Bombs Over Baghdad

Nothing epitomises the disaster that is the invasion of Iraq more than the fact that, four years on, the US is not only still bombing the country daily but actually bombing densely populated urban Baghdad neighbourhoods.

Map of Baghdad, showing Mansour and Green ZoneAccording to early reports in the media this morning, an air strike on the Mansour area of Baghdad killed 14 people. The status of the 14 people killed is as yet unknown.

The BBC report of the strike describes Mansour as “mostly Sunni, but there is a pocket where there is strong support for Moqtada Sadr’s Mehdi Army militia”.

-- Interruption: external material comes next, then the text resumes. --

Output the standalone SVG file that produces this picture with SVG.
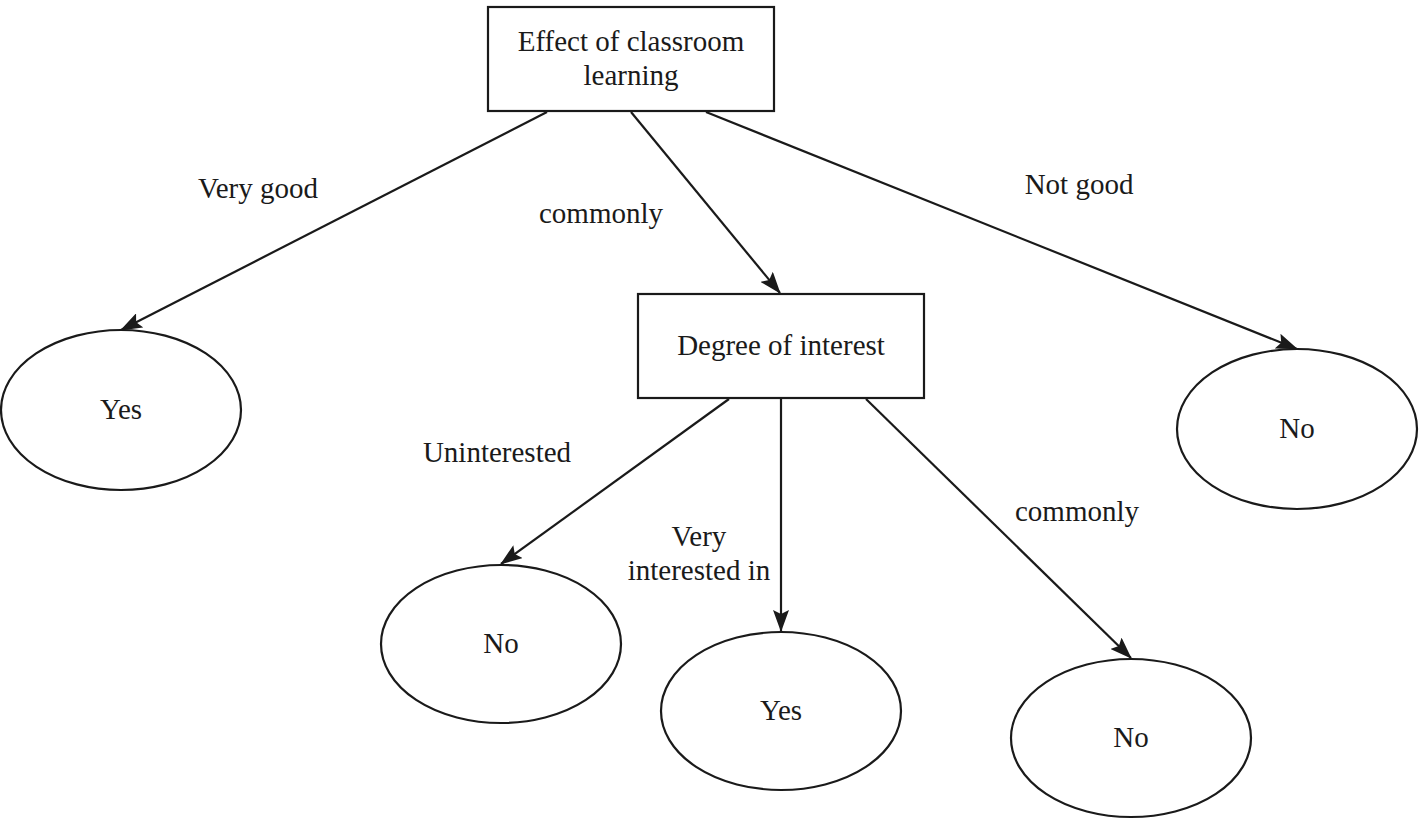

But this kind of description does not really do justice to the fact that Mansour is first and foremost an urban area in the capital city of the nation the coalition continues to occupy, and as such is made up of civilian homes and full of innocent people.

And this kind of activity is supposed to be part of a strategy to defeat an insurgency?

I have discussed here before the insanity of claiming to be winning the hearts and minds of the people whose neighbourhoods you are attacking. Until those in charge of this occupation take such considerations on board chaos and violence will continue to reign in Iraq.

Meanwhile representatives of various Iraqi factions meeting in Finland have repeated that the occupation is an impediment to peace in Iraq. According to the story coming out of Helsinki today:

The representatives from Iraq’s Shiite and Sunni groups who held four-day talks in Finland last weekend pointed out that U.S. forces are an impediment to achieving peace in Iraq, Finnish daily “Helsingin Sanomat” reported on Wednesday.

The gathering was arranged by the Crisis Management Initiative (CMI) of former Finnish president Martti Ahtisaari, and by the John W. McCormack Institution of the University of Massachusetts, which was represented in the talks by Professor Padraig O’Malley.

The Iraqi delegates taking part in the talks agreed on the need to get American forces out of the country as quickly as possible and they have set a “realistic timetable” for the withdrawal, Padraig O’Malley told “Helsingin Sanomat.”

According to Padraig O’Malley, who took part in the talks, all parties said that the earlier the occupation ends, the better.

The paradigm which still prevails in much of the mainstream discussion, especially in the States, holds that the occupying forces are needed for peace to eventually prevail, or at the very least are capable of imposing it.

Even the dovish end of mainstream opinion in America, and a significant part of it in the United Kingdom, holds that the occupation has to continue so as not to abandon the Iraqi people to the violent forces unleashed by the invasion.

It is time to face up to the fact that the occupation is part of the problem, not part of the solution.

The Conversation {2 comments}

  1. aaron {Friday September 7, 2007 @ 5:40 am}

    The greater scale of Terrorism, the occupation.

  2. Renegade Eye {Friday September 7, 2007 @ 7:03 am}

    Anything the US/UK do in Iraq, even if positive, is a national humiliation for Iraq.